FRANKFURT: Germany’s Bundesliga achieved record revenues for the 10th year in a row in the 2013-14 season.

At €2.45BN revenues were up 12.9pc over the previous year. 13 out of the 18 clubs – and hence one more than in the previous year – operated profitably.

On the expense side, the staff cost ratio, which expresses the proportion of player and trainer salaries in total revenues, came to 36.8pc, i.e. substantially lower than in the previous year.

By comparison, the average Europe-wide figure stands at 65pc according to UEFA.

The 2. Bundesliga also posted record revenues of €458m (up 9.2pc over the previous year), while the staff cost ratio was also significantly less than 40pc.
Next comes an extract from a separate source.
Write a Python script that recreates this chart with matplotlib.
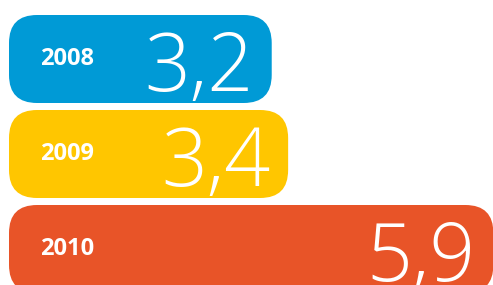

DFL

Deutsche Fußball Liga announced these figures today during the presentation of the 2015 Bundesliga Report in Frankfurt am Main.

Christian Seifert, the Bundesliga ceo, said: “Over the last few years, professional football in Germany has used its solid financial foundations to achieve outstanding sporting results.

“Looking forward, the outlook remains upbeat as Bundesliga’s economic growth is continuing unabated. This will form the basis for the clubs’ future performance and allow them to finance the manifold activities which they carry out for the good of society as a whole.”

With taxes and duties of more than €875m, German professional football is a major taxpayer. Over the past five years, it has paid total taxes of almost €4bn.

German professional football is also a significant employer. During the 2013-14 season, 48,830 people (8pc more than in the previous year) were employed either directly or were contracted by the licensed clubs.